L’Antimafia indaga sull’antimafia: dopo gli scandali, audizioni in Parlamento
Da Sciascia al caso Saguto. Un fenomeno paradossale, quello che adesso diventa tema d’indagine per la commissione, ipotizzato prima di tutti da Leonardo Sciascia, autore del profetico e celebre fondo sui professionisti dell’Antimafia: locuzione oggi attualissima, quando sono trascorsi poco meno di trent’anni dalla pubblicazione di quel contestatissimo editoriale sul Corriere della Sera. In attesa delle audizioni, infatti, i tavoli dei parlamentari di Palazzo San Macuto sono già occupati da decine di recentissimi articoli di giornale che raccontano la cronaca di quello che passerà alla storia come l’annus horribilis dell’antimafia, travolta non solo dalle polemiche ma soprattutto dalle indagini della magistratura. L’ultima in ordine di tempo è quella che ha colpito Silvana Saguto, ex presidente della sezione misure di prevenzione del tribunale di Palermo, la zarina che per anni ha amministrato i beni confiscati a Cosa nostra. Per la procura di Caltanissetta si è macchiata di abuso d’ufficio, corruzione e concussione: all’ombra della “robba” dei boss aveva creato un cerchio magico fatto di favori, prebende e raccomandazioni. “Avrei voluto che Libera si accorgesse del problema nato sulla gestione dei beni sequestrati, prima che arrivasse la magistratura”, ha detto Franco La Torre, figlio di Pio, il parlamentare comunista assassinato da Cosa nostra, che ha appena lasciato l’associazione dopo essere entrato in polemica con don Luigi Ciotti.
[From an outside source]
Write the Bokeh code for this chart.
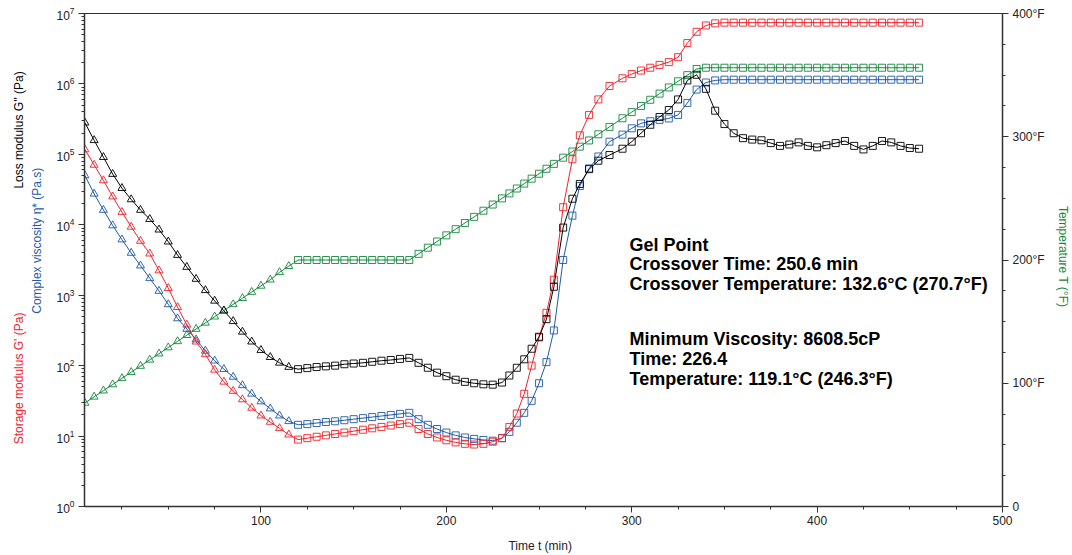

Sempre da Caltanissetta è arrivato il primo pesantissimo colpo alla credibilità dell’imprenditoria antimafia siciliana. Da più di un anno infatti i pm nisseni indagano per concorso esterno a Cosa nostra Antonello Montante, presidente di Confindustria sull’isola, delegato per la legalità di viale dell’Astronomia, uno dei frontman della riscossa antiracket degli imprenditori siciliani.
Indagini e arresti: l’annus horribilis dell’antimafia. Un settore, quello confindustriale, che più di tutti ha utilizzato i vessilli antimafia negli ultimi anni, e che viceversa adesso vede alcuni dei suoi leader travolti dalle inchieste. Si va da Salvo Ferlito, dimessosi da presidente di Ance Sicilia (l’associazione dei costruttori edili di Confindustria) dopo una condanna a tre anni per truffa, a Ivo Blandina, nominato commissario degli industriali di Siracusa quand’era già indagato per truffa alla Regione Siciliana (dopo il rinvio a giudizio ha lasciato l’incarico), fino al caso di Francesco Domenico Costanzo, il patron della Tecnis autore di vibranti moniti: “La legalità per un imprenditore è responsabilità sociale e dovere morale”, diceva prima di finire ai domiciliari nell’inchiesta sulle tangenti Anas.
Ha già rimediato una condanna a quattro anni e otto mesi, invece, Roberto Helg, l’ex presidente della Camera di Commercio di Palermo che per anni ha spiegato di essere in prima fila contro il “pizzo” e l’usura, poi “incastrato” mentre chiedeva una tangente da centomila euro a un commerciante: un’estorsione in piena regola, come quelle che diceva di combattere ogni giorno. L’elenco dei vip antimafia finiti nei guai dopo aver tenuto una condotta quasi peggiore rispetto a quella dei boss è insomma ormai sterminato, ed è per questo che pochi mesi fa lo stesso don Ciotti aveva lanciato l’allarme. “L’antimafia – diceva il fondatore di Libera – è ormai una carta d’identità, non un fatto di coscienza. Se la eliminassimo, forse sbugiarderemmo quelli che ci hanno costruito sopra una falsa reputazione. L’etichetta di antimafia oggi non aggiunge niente. Anzi”. Uno spunto raccolto dalla commissione Antimafia che adesso indagherà sulla stessa antimafia: sembra una boutade, un errore, un paradosso. E invece è solo il prologo della triste degenerazione di un fenomeno, nato sul sacrificio di pochi uomini coraggiosi, mai come oggi così poco rispettati.